Leader of the Opposition Bharrat Jagdeo has accused the government of negotiating with the Guyana Teachers’ Union (GTU) in bad faith, thereby creating the conditions that led to a nationwide strike.
Jagdeo, who spoke with the media at his Queenstown, Georgetown office on Thursday prior to a deal being reached to end the strike and settle the dispute between the Education Ministry and the GTU by way of arbitration, said his party supported the teachers.
“This is not a political strike although they are trying to make it like that. Their (teachers) demands are legitimate. If they (government) cannot meet all of the demands, they need to engage. The teachers have been crying out for engagement. The parents should also support the teachers,” he said.

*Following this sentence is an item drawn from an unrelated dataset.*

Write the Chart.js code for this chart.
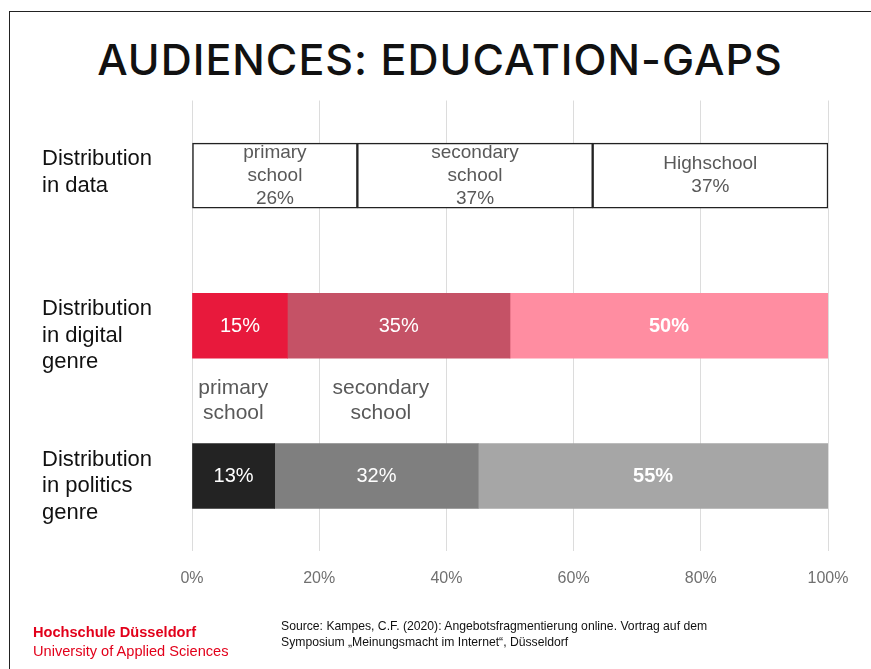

“We support the teachers and their industrial action because of the way they are treated and the whole country should. They (government) have not looked at the demands themselves. They argued for a big percentage in the first instance, but look at what they have asked in the remaining four years of the agreement. You will see that in no way the teachers’ request is unreasonable. They are waiting to be heard to get clear answers,” he added.
The teachers, he said, “have been callously misrepresented” by government and rather than sit and negotiate the administration has been confrontational.
The Education Minister Nicolette Henry’s attitude, he said, was “condescending, haughty and judgmental” as she said government’s offer was all it could give and that if the teachers insisted on a strike, then they would put alternative measures in place by recruiting other people to see to the children.
The minister responsible for labour, Keith Scott, Jagdeo added, saw the teachers “as uncaring and selfish.” Scott has since apologised for his comments.
Jagdeo expressed the hope that the GTU and government would have reached an agreement and teachers would return to their classrooms so that fears of thousands of parents would be allayed.
Stating that the teachers’ demands are legitimate as their multi-year agreement expired in 2015, and teachers thought they had made progress when President David Granger appointed a High Level Task Force to resolve the situation, Jagdeo said he found it strange that the president at his recent press conference said government and the GTU were not negotiating a multi-year agreement, rather only one dealing with 2018.
The task force discussed and made recommendations on a multi-year agreement, he said. He noted Granger’ comment that they were looking for additional resources to better the $700 million package offered to teachers
He said he was very disappointed that Granger would say months after the report was presented to him that government now has problems with the Task Force’s recommendations. The Task Force presented its recommendations to government in March.
“They put their senior people on the Task Force and now in September they discover that they have problems with the Task Force recommendations. We see this as negotiations in bad faith,” he added.
Jagdeo also took the Alliance For Change (AFC) to task for calling on teachers to bear with government while trying to pit the public servants against teachers by saying that if they are given the pay hike they are demanding, other categories of workers would also want the same.
He was critical of the AFC, which in a newspaper article said that on taking office there was not half enough money available to do what every Guyanese needed to be done. And yet, Jagdeo said, the government found the 50 percent increase in salaries for ministers. “Now their salaries have gone close to $1 million a month. Things were so bad they had to do that,” he noted.
While the AFC claimed that government has to repair the damage done under the 23 years of PPP/C rule, Jagdeo said that it was under the former administration that two multi-year agreements were reached with the teachers.